Our company, EFL Global, helps lenders use psychometric credit scores to assess credit risk across 20 countries. We have used our data to identify bottlenecks in the MSME lending market in India.
In India, the MSME credit gap is an estimated Rs3.5 lakh crore ($58 billion). As a result, almost 80% of micro, small and medium enterprises (MSMEs) are self-financed or financed by the informal sector, which usually means a higher rate of interest.
The main reason for this credit gap is that MSME applicants generally lack detailed credit histories and other traditional documented metrics of credit-worthiness. Lenders therefore consider them to be relatively high-risk.
Given the intensive fieldwork and high levels of scrutiny required during application processing, MSME lending becomes an expensive proposition for lenders. Combined with the small ticket size of loans, the market becomes unattractive and the sector remains underbanked.
In an attempt to compensate for the lack of robust credit history, lenders collect any possible available applicant information in a time-intensive and high-cost screening process.
For lenders, a single lending decision takes on average 15-20 hours of dedicated staff time. Generally, one-quarter of application processing time is spent exclusively on travel, and a substantial portion of this time is by high-cost staff such as credit officers, branch managers or collateral valuation consultants.
Within this time-intensive screening process, close to one quarter of the total application processing time is made up of applicant data collection.
The collection of applicant information usually involves approximately 250 total pieces of paperwork.
The collection of this paperwork often requires, on average, five distinct face-to-face meetings for the lender and its agents with a resulting turnaround time of 20 days, but for many lenders it can be as long as 40 days.
Banks have historically overcome the credit information gap through using labour-intensive screening processes, yet these processes are becoming less viable as the cost of labour increases. Given the rising competition for skilled labor in the industry over the past 6 years, loan officer salaries have increased by 174%, thus making a labour-intensive screening model unviable.
Small changes in streamlining lending operations can have significant impact on a lenders’ bottom line.

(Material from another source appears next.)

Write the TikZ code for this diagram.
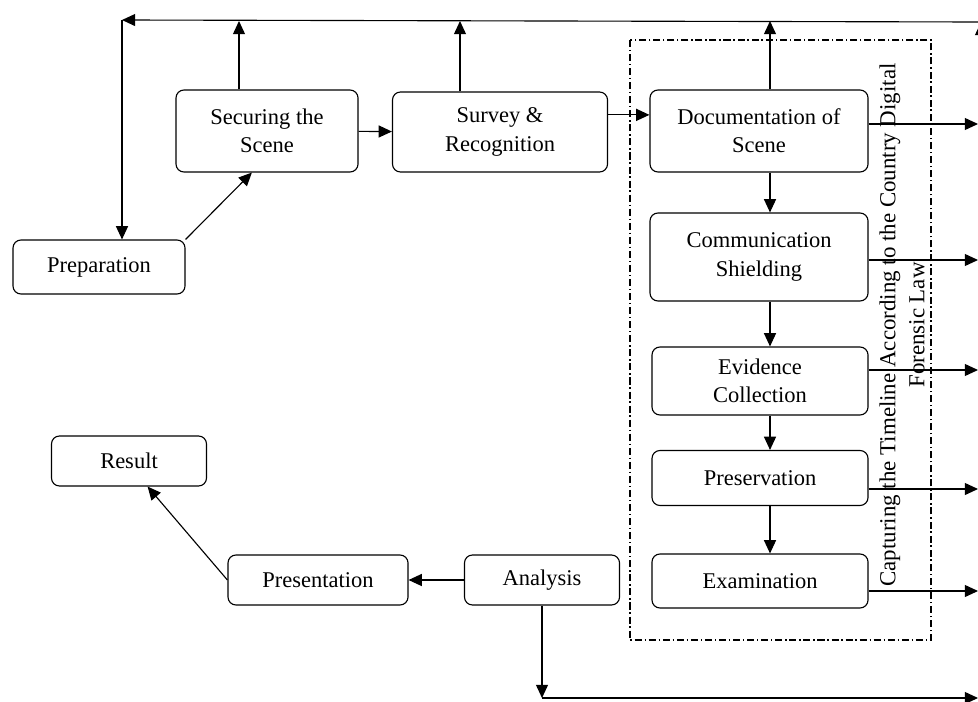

A McKinsey survey of 29 MSME lenders in Asia and Africa documents that one of the top three needs MSME clients universally desire is a reduction in paperwork. The survey shows that an African bank saved Rs87 crore just by cutting its MSME application form down to two pages, while maintaining the portfolio quality.
India is moving in the right direction. The Reserve Bank of India’s recent modification of KYC requirements may slightly relieve applicants and lenders of their paperwork burdens, yet there is still tremendous opportunity to generate savings and expand portfolios by employing a data-driven approach to reconsider the value of each part of the loan application process.
Today lending in the MSME sector involves prohibitive screening costs and application processing times. As a result, many creditworthy entrepreneurs are excluded from the formal financial sector. Lenders willing to innovate to maximize efficiency while maintaining risk will be most effective in reaching underbanked populations.